I wonder what I’ll share next year?

Have Fun

Smile! Enjoy yourself. This is a once-in-a-lifetime experience!

Things we don’t often say to someone when they have a viva soon…

But isn’t that a shame?

Yes, there’s work to do and an exam to pass, questions to respond to and a thesis to defend. Of course you have to share your research, discuss your thesis and demonstrate your excellence.

But who says that can’t be fun, enjoyable, a positive experience? Why don’t we encourage that more?

I’ll start: I hope you have a great time at your viva.

Sit Down and Talk

Very simple viva directions!

There’s a process and prep, a thesis and a candidate, two examiners with questions and comments and expectations and –

– really you just need to sit down and talk.

Have a conversation. A discussion. A chat.

Three prepared people, one thesis, one PhD journey and a few hours for everyone to do what they need to do.

Be ready to sit down and talk. Prepare, rehearse, be ready.

Be Kind To Yourself

Plan your prep. You’re busy, you’re tired and you have 101 things to do. Plan your prep so that the work doesn’t add to any stress and pressure you already feel.

Accept your mistakes. Typos and clunky sentences don’t mean much in the grand scheme of things. Spot them? Make a note and move on.

Ask for help. You have people around you who care and can support you. Ask for what you need and pay it forward when you’re asked in the future.

Gather your resources. Bring together what you need as early as you can so you don’t waste time or focus later. Make a space and a place for doing the work needed to get ready.

Tell good stories. TO YOURSELF. Remind the nervous person inside you what you have achieved, what you have learned and what you can do. Tell good stories about the last few years to help your confidence.

Be kind to yourself.

Typo Terror

You don’t need to be afraid of finding typos. For the most part when someone finds a typo, at worst, it will distract them. A very, very, very minor frustration. For an examiner it is something to record in some way, so that they can ask the candidate to make appropriate changes later.

If you find a typo you can do the same.

Typos don’t need to be feared, they need to be found! When you encounter them, note them down, what is needed in the future to make them right and move on.

There’s far more important work to do and far more important things to talk about in the viva.

More Examiners

The most common viva situation in the UK includes two examiners, one internal and one external. Some universities have independent chairs to steer and confirm the process, and in most cases a supervisor is allowed to attend with the candidate’s approval, but there are nearly always only two examiners.

Nearly always.

There are good reasons for exceptions. It could be that the research requires people with different research backgrounds and interests. A third examiner might be needed so that certain knowledge can be brought into the viva. Or perhaps the candidate is also a staff member at their PhD institution and a second external is required to ensure that the viva is seen as fair.

 

More examiners could mean more questions in the viva; more people talking could mean the viva has more hours than most.

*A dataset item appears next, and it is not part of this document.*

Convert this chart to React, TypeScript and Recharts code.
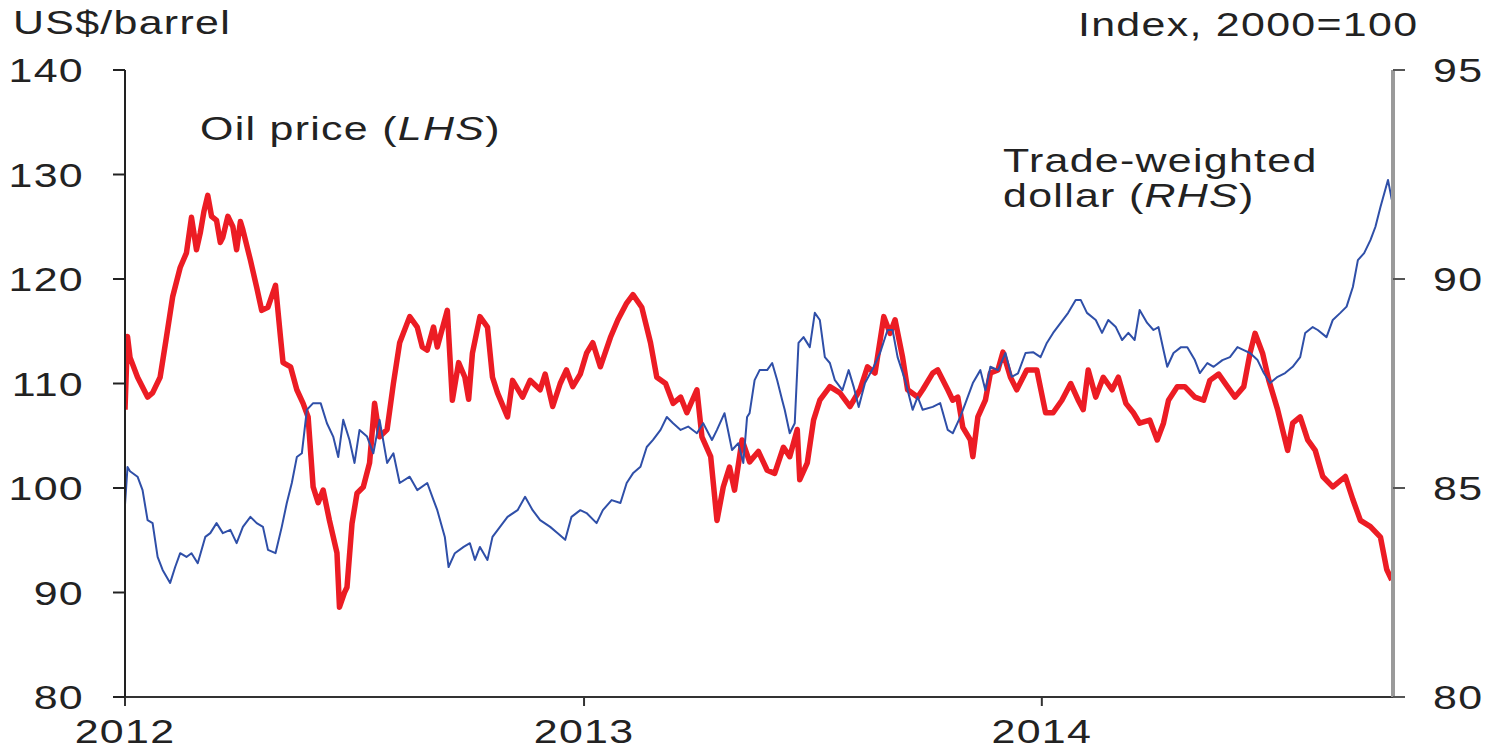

But it doesn’t mean significantly more work in preparation. An extra person won’t take long to look into: a few more papers to consider, a little more thought to consider what they might be interested in.

A 50% increase in examiners doesn’t lead to a 50% increase in prep, questions, viva time or corrections!

Pages & Pages

There are so many pages in your thesis.

The pages contain the best of your research, told as well as you can; they hold facts and/or figures, opinions and conclusions, details and digressions and everything that you think is needed to tell the story of your PhD research.

The pages in your thesis have big clear borders and section headings, chapter titles and funny words, maybe footnotes and appendices and a bibliography pointing to even more reading!

And the pages in your thesis contain typos and hidden points, possibilities for changes and unclear expressions, lots that you remember and a fair amount you probably don’t.

There are pages and pages and pages of stuff in your thesis. The smallest thesis still contains a lot!

Get ready for your viva by reading, annotating, summarising and feeling proud of the wonderful book you wrote.